──────── Dataset ────────

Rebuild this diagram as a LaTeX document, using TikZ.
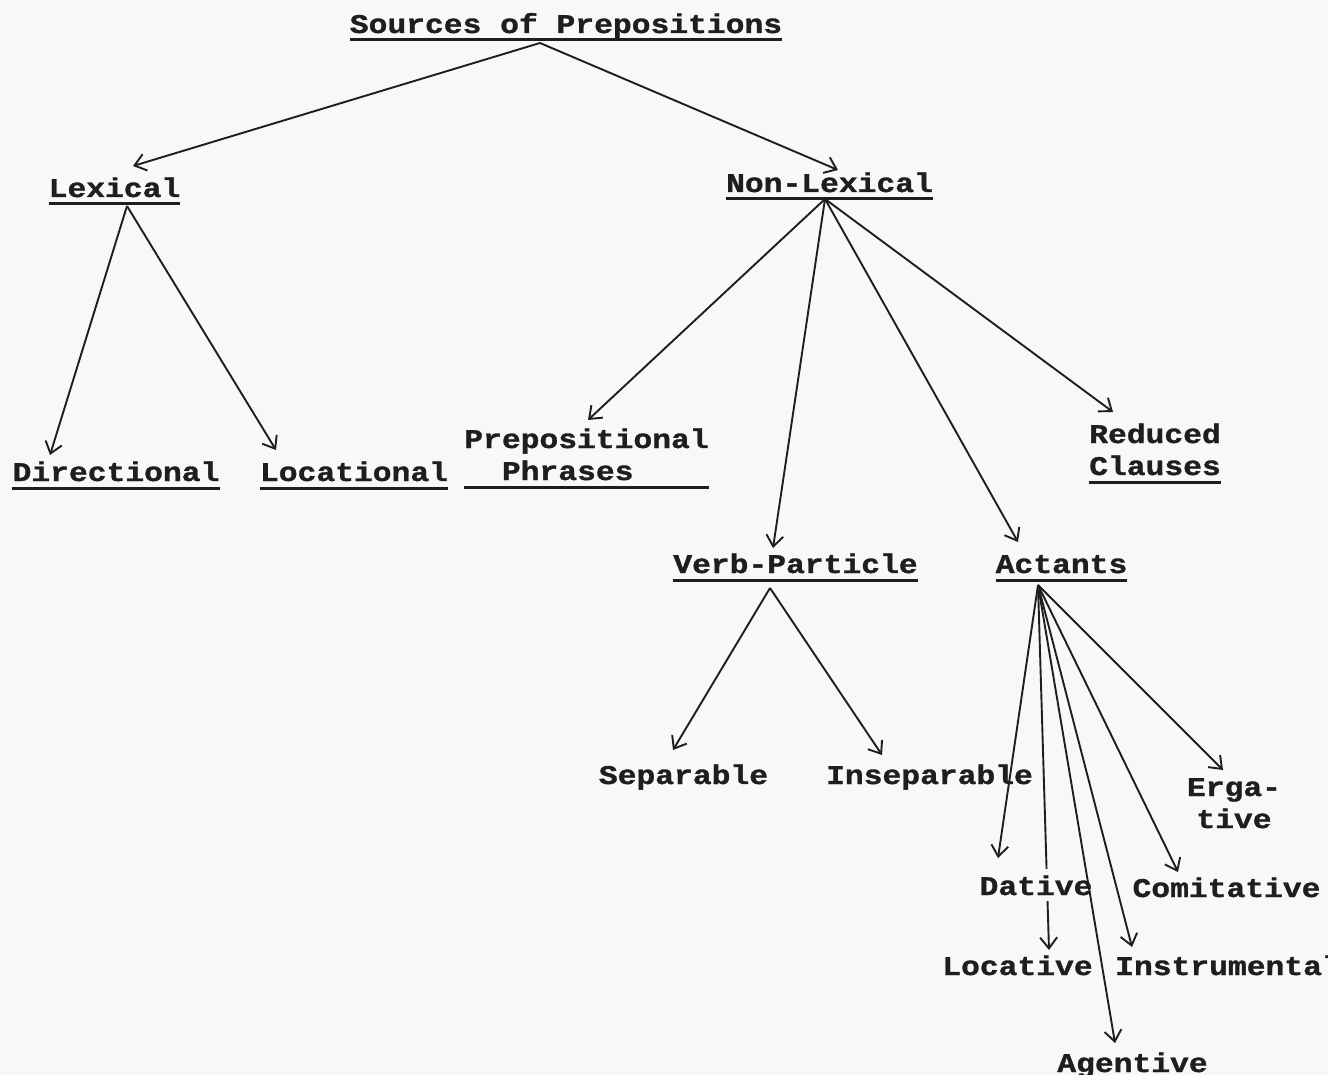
\documentclass[tikz,border=0pt]{standalone}
\usepackage{fontspec}
\newfontfamily\tw[FakeStretch=1.16,FakeBold=1.2]{Liberation Mono}
\usetikzlibrary{arrows.meta}
\definecolor{paper}{RGB}{248,248,246}
\definecolor{ink}{RGB}{30,30,30}
\begin{document}
\begin{tikzpicture}[x=1pt,y=-1pt,
  lbl/.style={font=\tw\bfseries\fontsize{27}{32}\selectfont, text=ink, inner sep=0pt, anchor=base},
  arr/.style={draw=ink, line width=1.9pt, -{Straight Barb[length=11pt,width=17pt,line width=1.9pt]}},
  ul/.style={draw=ink, line width=3pt}]
\useasboundingbox (0,0) rectangle (1328,1075);
\fill[paper] (0,0) rectangle (1328,1075);

% nodes
\node[lbl] (title) at (566,33) {Sources of Prepositions};
\node[lbl] (lex) at (114.5,197) {Lexical};
\node[lbl] (nonlex) at (829.5,192) {Non-Lexical};
\node[lbl] (dir) at (116,481) {Directional};
\node[lbl] (loc) at (354,481) {Locational};
\node[lbl] (pp) at (586.5,480) {\begin{tabular}[b]{@{}l@{}}Prepositional\\\phantom{Pr}Phrases\end{tabular}};
\node[lbl] (rc) at (1155,475) {\begin{tabular}[b]{@{}l@{}}Reduced\\Clauses\end{tabular}};
\node[lbl] (vp) at (795.5,573) {Verb-Particle};
\node[lbl] (act) at (1061.5,573) {Actants};
\node[lbl] (sep) at (683.5,784) {Separable};
\node[lbl] (insep) at (929.5,784) {Inseparable};
\node[lbl] (erg) at (1234,828) {\begin{tabular}[b]{@{}c@{}}Erga-\\tive\end{tabular}};
\node[lbl] (com) at (1226.5,897) {Comitative};
\node[lbl] (locv) at (1017.5,975) {Locative};
\node[lbl, anchor=base west] (instr) at (1115,975) {Instrumental};
\node[lbl] (agt) at (1132.5,1072) {Agentive};

% underlines
\foreach \n in {title,lex,nonlex,dir,loc,pp,rc,vp,act}
  \draw[ul] ([yshift=-7pt]\n.base west) -- ([yshift=-7pt]\n.base east);

% arrow hidden behind Dative
\draw[arr] ([shift={(-23.5,12)}]act.base) -- ([shift={(31.5,-25)}]locv.base);
\node[lbl, fill=paper, inner ysep=6pt] (dat) at (1036,895) {Dative};

% top level
\draw[arr] ([shift={(-26,10)}]title.base) -- ([shift={(18.5,-31)}]lex.base);
\draw[arr] ([shift={(-26,10)}]title.base) -- ([shift={(8.5,-22)}]nonlex.base);
% lexical
\draw[arr] ([shift={(12.5,9)}]lex.base) -- ([shift={(-66,-26)}]dir.base);
\draw[arr] ([shift={(12.5,9)}]lex.base) -- ([shift={(-78,-31)}]loc.base);
% non-lexical
\draw[arr] ([shift={(-4.5,7)}]nonlex.base) -- ([shift={(1.5,-60)}]pp.base);
\draw[arr] ([shift={(-4.5,7)}]nonlex.base) -- ([shift={(-22.5,-25)}]vp.base);
\draw[arr] ([shift={(-4.5,7)}]nonlex.base) -- ([shift={(-43.5,-31)}]act.base);
\draw[arr] ([shift={(-4.5,7)}]nonlex.base) -- ([shift={(-42,-63)}]rc.base);
% verb-particle
\draw[arr] ([shift={(-25.5,15)}]vp.base) -- ([shift={(-10.5,-34)}]sep.base);
\draw[arr] ([shift={(-25.5,15)}]vp.base) -- ([shift={(-47.5,-29)}]insep.base);
% actants
\draw[arr] ([shift={(-23.5,12)}]act.base) -- ([shift={(-38,-37)}]dat.base);
\draw[arr] ([shift={(-23.5,12)}]act.base) -- ([shift={(-17.5,-29)}]agt.base);
\draw[arr] ([shift={(-23.5,12)}]act.base) -- ([shift={(17,-28)}]instr.base west);
\draw[arr] ([shift={(-23.5,12)}]act.base) -- ([shift={(-48.5,-25)}]com.base);
\draw[arr] ([shift={(-23.5,12)}]act.base) -- ([shift={(-11,-58)}]erg.base);
\end{tikzpicture}
\end{document}
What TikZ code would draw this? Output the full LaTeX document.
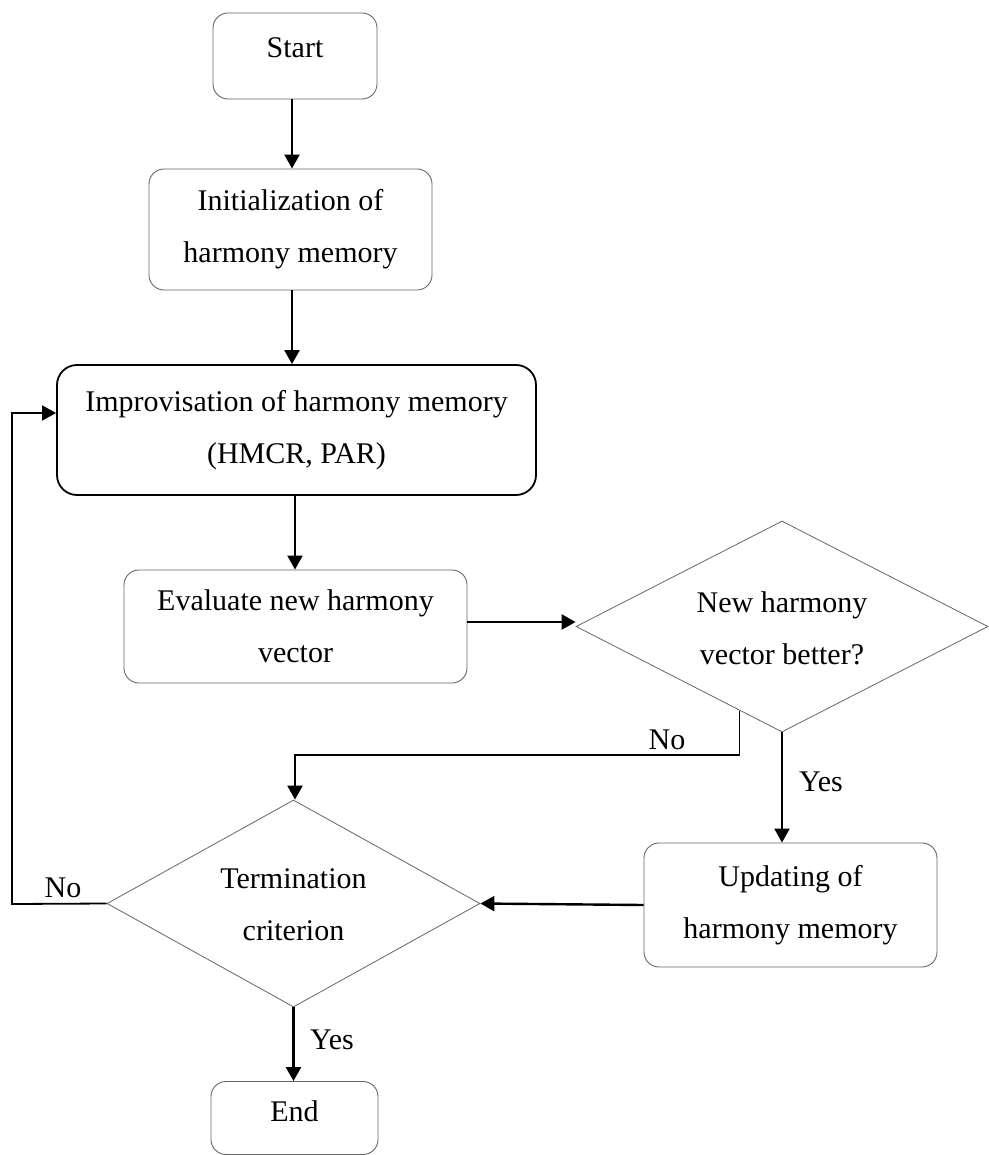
\documentclass[tikz,border=0pt]{standalone}
\usepackage{fontspec}
\setmainfont{Liberation Serif}
\usetikzlibrary{arrows.meta,shapes.geometric,calc}

\tikzset{
  txt/.style={font=\fontsize{30}{52}\selectfont, align=center, inner sep=0pt},
  softbox/.style={draw=black!60, line width=0.9pt, rounded corners=15pt, fill=white},
  boldbox/.style={draw=black, line width=1.8pt, rounded corners=20pt, fill=white},
  decision/.style={draw=black!60, line width=0.8pt, diamond, inner sep=0pt, shape aspect=1.95},
  flow/.style={draw=black, line width=2.4pt, -{Triangle[length=14pt,width=15pt]}},
  plain/.style={draw=black, line width=1.8pt},
  lbl/.style={font=\fontsize{30}{36}\selectfont, inner sep=0pt}
}

\begin{document}
\begin{tikzpicture}[x=1pt, y=-1pt]
\useasboundingbox (0,0) rectangle (988,1155);

% process boxes
\node[softbox, txt, minimum width=164pt, minimum height=86pt, text height=20pt, text depth=16pt] (start) at (295,56) {Start};
\node[softbox, txt, minimum width=283pt, minimum height=121pt] (init) at (290.5,229.5) {Initialization of\\harmony memory};
\node[boldbox, txt, minimum width=479pt, minimum height=130pt] (improv) at (296.5,430) {Improvisation of harmony memory\\(HMCR, PAR)};
\node[softbox, txt, minimum width=343pt, minimum height=113pt] (eval) at (295.5,626.5) {Evaluate new harmony\\vector};
\node[softbox, txt, minimum width=293pt, minimum height=124pt] (upd) at (790.5,905) {Updating of\\harmony memory};
\node[softbox, txt, minimum width=167pt, minimum height=73pt, text height=20pt, text depth=14pt] (finish) at (294.5,1118) {End};

% decisions
\node[decision, minimum width=412pt, minimum height=211pt] (d1) at (782,626.5) {};
\node[txt] (d1t) at (782,628) {New harmony\\vector better?};
\node[decision, minimum width=373pt, minimum height=207pt] (d2) at (293.5,903.5) {};
\node[txt] (d2t) at (293.5,905) {Termination\\criterion};

% main flow
\draw[flow] (start.south -| 292,0) -- (init.north -| 292,0);
\draw[flow] (init.south -| 292,0) -- (improv.north -| 292,0);
\draw[flow] (improv.south -| 295,0) -- (eval.north -| 295,0);
\draw[flow] (eval.east |- 0,622) -- (d1.west |- 0,622);
\draw[flow] (d1.south) -- (upd.north -| d1.south);
\draw[flow] (upd.west) -- (d2.east);
\draw[flow] (d2.south) -- (finish.north -| d2.south);

% "No" branch of the first decision
\coordinate (noA) at ($(d1.west)!0.795!(d1.south)$);
\coordinate (noB) at (noA |- 0,755);
\draw[plain, line width=1.4pt] (noA) -- (noB);
\draw[flow] (noB) -- (295,755) -- (d2.north -| 295,0);

% "No" branch of the termination check
\coordinate (back) at (12,904);
\draw[flow, line width=1.8pt] (d2.west) -- (back) -- (12,413) -- (improv.west |- 0,413);

% branch labels
\node[lbl] (l1) at (667,740) {No};
\node[lbl] (l2) at (821,782) {Yes};
\node[lbl] (l3) at (63,888) {No};
\node[lbl] (l4) at (332,1040) {Yes};
\end{tikzpicture}
\end{document}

────────

What the exercise asks ::
Transcribe the records word for word and include no pictures.

Reply ::
Rebuild this diagram as a LaTeX document, using TikZ.
\documentclass[tikz,border=0pt]{standalone}
\usepackage{fontspec}
\newfontfamily\tw[FakeStretch=1.16,FakeBold=1.2]{Liberation Mono}
\usetikzlibrary{arrows.meta}
\definecolor{paper}{RGB}{248,248,246}
\definecolor{ink}{RGB}{30,30,30}
\begin{document}
\begin{tikzpicture}[x=1pt,y=-1pt,
  lbl/.style={font=\tw\bfseries\fontsize{27}{32}\selectfont, text=ink, inner sep=0pt, anchor=base},
  arr/.style={draw=ink, line width=1.9pt, -{Straight Barb[length=11pt,width=17pt,line width=1.9pt]}},
  ul/.style={draw=ink, line width=3pt}]
\useasboundingbox (0,0) rectangle (1328,1075);
\fill[paper] (0,0) rectangle (1328,1075);

% nodes
\node[lbl] (title) at (566,33) {Sources of Prepositions};
\node[lbl] (lex) at (114.5,197) {Lexical};
\node[lbl] (nonlex) at (829.5,192) {Non-Lexical};
\node[lbl] (dir) at (116,481) {Directional};
\node[lbl] (loc) at (354,481) {Locational};
\node[lbl] (pp) at (586.5,480) {\begin{tabular}[b]{@{}l@{}}Prepositional\\\phantom{Pr}Phrases\end{tabular}};
\node[lbl] (rc) at (1155,475) {\begin{tabular}[b]{@{}l@{}}Reduced\\Clauses\end{tabular}};
\node[lbl] (vp) at (795.5,573) {Verb-Particle};
\node[lbl] (act) at (1061.5,573) {Actants};
\node[lbl] (sep) at (683.5,784) {Separable};
\node[lbl] (insep) at (929.5,784) {Inseparable};
\node[lbl] (erg) at (1234,828) {\begin{tabular}[b]{@{}c@{}}Erga-\\tive\end{tabular}};
\node[lbl] (com) at (1226.5,897) {Comitative};
\node[lbl] (locv) at (1017.5,975) {Locative};
\node[lbl, anchor=base west] (instr) at (1115,975) {Instrumental};
\node[lbl] (agt) at (1132.5,1072) {Agentive};

% underlines
\foreach \n in {title,lex,nonlex,dir,loc,pp,rc,vp,act}
  \draw[ul] ([yshift=-7pt]\n.base west) -- ([yshift=-7pt]\n.base east);

% arrow hidden behind Dative
\draw[arr] ([shift={(-23.5,12)}]act.base) -- ([shift={(31.5,-25)}]locv.base);
\node[lbl, fill=paper, inner ysep=6pt] (dat) at (1036,895) {Dative};

% top level
\draw[arr] ([shift={(-26,10)}]title.base) -- ([shift={(18.5,-31)}]lex.base);
\draw[arr] ([shift={(-26,10)}]title.base) -- ([shift={(8.5,-22)}]nonlex.base);
% lexical
\draw[arr] ([shift={(12.5,9)}]lex.base) -- ([shift={(-66,-26)}]dir.base);
\draw[arr] ([shift={(12.5,9)}]lex.base) -- ([shift={(-78,-31)}]loc.base);
% non-lexical
\draw[arr] ([shift={(-4.5,7)}]nonlex.base) -- ([shift={(1.5,-60)}]pp.base);
\draw[arr] ([shift={(-4.5,7)}]nonlex.base) -- ([shift={(-22.5,-25)}]vp.base);
\draw[arr] ([shift={(-4.5,7)}]nonlex.base) -- ([shift={(-43.5,-31)}]act.base);
\draw[arr] ([shift={(-4.5,7)}]nonlex.base) -- ([shift={(-42,-63)}]rc.base);
% verb-particle
\draw[arr] ([shift={(-25.5,15)}]vp.base) -- ([shift={(-10.5,-34)}]sep.base);
\draw[arr] ([shift={(-25.5,15)}]vp.base) -- ([shift={(-47.5,-29)}]insep.base);
% actants
\draw[arr] ([shift={(-23.5,12)}]act.base) -- ([shift={(-38,-37)}]dat.base);
\draw[arr] ([shift={(-23.5,12)}]act.base) -- ([shift={(-17.5,-29)}]agt.base);
\draw[arr] ([shift={(-23.5,12)}]act.base) -- ([shift={(17,-28)}]instr.base west);
\draw[arr] ([shift={(-23.5,12)}]act.base) -- ([shift={(-48.5,-25)}]com.base);
\draw[arr] ([shift={(-23.5,12)}]act.base) -- ([shift={(-11,-58)}]erg.base);
\end{tikzpicture}
\end{document}
What TikZ code would draw this? Output the full LaTeX document.
\documentclass[tikz,border=0pt]{standalone}
\usepackage{fontspec}
\setmainfont{Liberation Serif}
\usetikzlibrary{arrows.meta,shapes.geometric,calc}

\tikzset{
  txt/.style={font=\fontsize{30}{52}\selectfont, align=center, inner sep=0pt},
  softbox/.style={draw=black!60, line width=0.9pt, rounded corners=15pt, fill=white},
  boldbox/.style={draw=black, line width=1.8pt, rounded corners=20pt, fill=white},
  decision/.style={draw=black!60, line width=0.8pt, diamond, inner sep=0pt, shape aspect=1.95},
  flow/.style={draw=black, line width=2.4pt, -{Triangle[length=14pt,width=15pt]}},
  plain/.style={draw=black, line width=1.8pt},
  lbl/.style={font=\fontsize{30}{36}\selectfont, inner sep=0pt}
}

\begin{document}
\begin{tikzpicture}[x=1pt, y=-1pt]
\useasboundingbox (0,0) rectangle (988,1155);

% process boxes
\node[softbox, txt, minimum width=164pt, minimum height=86pt, text height=20pt, text depth=16pt] (start) at (295,56) {Start};
\node[softbox, txt, minimum width=283pt, minimum height=121pt] (init) at (290.5,229.5) {Initialization of\\harmony memory};
\node[boldbox, txt, minimum width=479pt, minimum height=130pt] (improv) at (296.5,430) {Improvisation of harmony memory\\(HMCR, PAR)};
\node[softbox, txt, minimum width=343pt, minimum height=113pt] (eval) at (295.5,626.5) {Evaluate new harmony\\vector};
\node[softbox, txt, minimum width=293pt, minimum height=124pt] (upd) at (790.5,905) {Updating of\\harmony memory};
\node[softbox, txt, minimum width=167pt, minimum height=73pt, text height=20pt, text depth=14pt] (finish) at (294.5,1118) {End};

% decisions
\node[decision, minimum width=412pt, minimum height=211pt] (d1) at (782,626.5) {};
\node[txt] (d1t) at (782,628) {New harmony\\vector better?};
\node[decision, minimum width=373pt, minimum height=207pt] (d2) at (293.5,903.5) {};
\node[txt] (d2t) at (293.5,905) {Termination\\criterion};

% main flow
\draw[flow] (start.south -| 292,0) -- (init.north -| 292,0);
\draw[flow] (init.south -| 292,0) -- (improv.north -| 292,0);
\draw[flow] (improv.south -| 295,0) -- (eval.north -| 295,0);
\draw[flow] (eval.east |- 0,622) -- (d1.west |- 0,622);
\draw[flow] (d1.south) -- (upd.north -| d1.south);
\draw[flow] (upd.west) -- (d2.east);
\draw[flow] (d2.south) -- (finish.north -| d2.south);

% "No" branch of the first decision
\coordinate (noA) at ($(d1.west)!0.795!(d1.south)$);
\coordinate (noB) at (noA |- 0,755);
\draw[plain, line width=1.4pt] (noA) -- (noB);
\draw[flow] (noB) -- (295,755) -- (d2.north -| 295,0);

% "No" branch of the termination check
\coordinate (back) at (12,904);
\draw[flow, line width=1.8pt] (d2.west) -- (back) -- (12,413) -- (improv.west |- 0,413);

% branch labels
\node[lbl] (l1) at (667,740) {No};
\node[lbl] (l2) at (821,782) {Yes};
\node[lbl] (l3) at (63,888) {No};
\node[lbl] (l4) at (332,1040) {Yes};
\end{tikzpicture}
\end{document}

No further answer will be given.